We have already talked to three potential Pros. One was a woman who cited her golf scholarship and the successful amateur tournaments they played across the United States. The second one played on the Nike Tour and met some players that we watch today on television. The third had a room full of gadgets they couldn’t wait to strap on you.
But imagine if you took the time to realize two things. Since my Divorce, my relationship with my daughter had suffered, and I struggled to find something we could share and do together. You talked about a Father-Daughter tournament coming up in eight weeks and a program we could do to prepare us for it. I bet that we would buy the lesson and practice package, and our outfits that day would come from your Pro Shop.

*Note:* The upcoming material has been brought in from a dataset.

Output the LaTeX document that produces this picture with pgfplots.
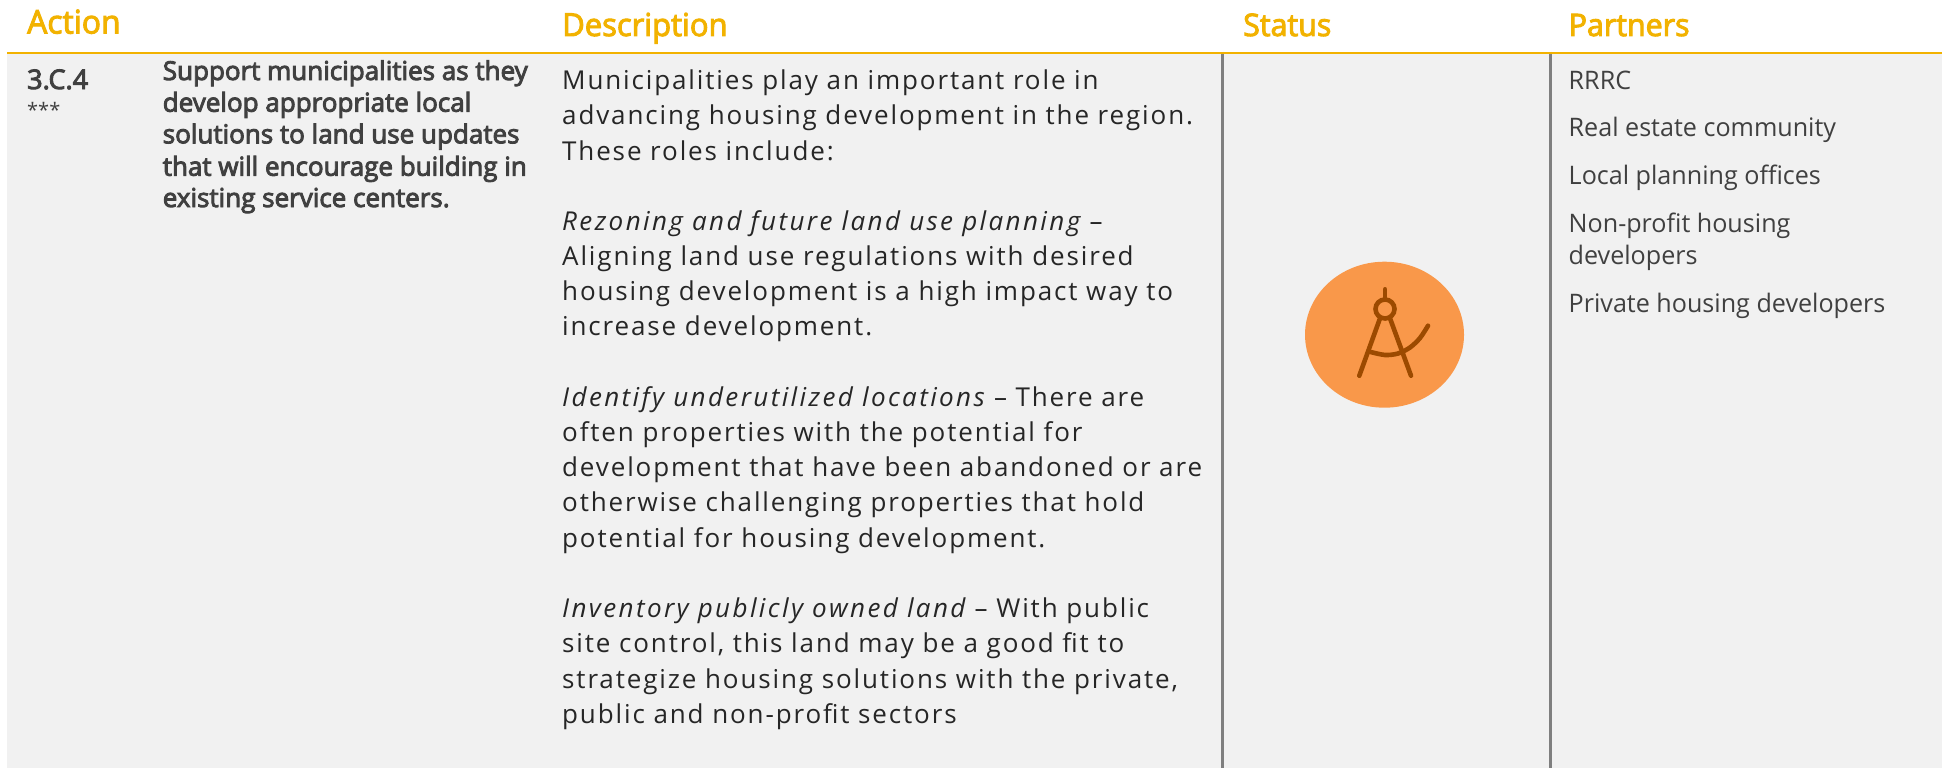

If you are still with me, you must think that these three steps are very similar. You are right, as they all have to do with emotion and feeling. The key is to climb these steps in order.
1) Stop segmenting customers and instead identify intent and motivation. What are they trying to do? How serious are they?
2) Identify your Yoda Role
3) Stop Telling your story; become part of theirs
Small business owners who are my guide, curator and motivator I reward with my loyalty and business. I talk about them, rate them on Google, and support them. I live in the East End of Toronto, in a neighbourhood called The Beach. There is a tiny Men’s Wear Store called Pony Club. Two brothers, Gabe and Angelo, run it. Gabe doesn’t sell me suits or shirts; he dresses me for my moments. He knows I do TV, speak to audiences that are sometimes in the thousands, and today make my living on Zoom. He curates my clothes based on what matters to my livelihood.
My fish shop knows that I am not afraid to grill raw and expensive Tuna. My bike shop took the time to understand our intent, and we drove away with a tandem bike. Sam, who takes care of us at our local restaurant, knows us by name and insists we taste some of their new wines as part of the experience. And when I owned my agency, I was loyal to the suppliers that had my back.
It’s always better to be valued than to have to sell on value.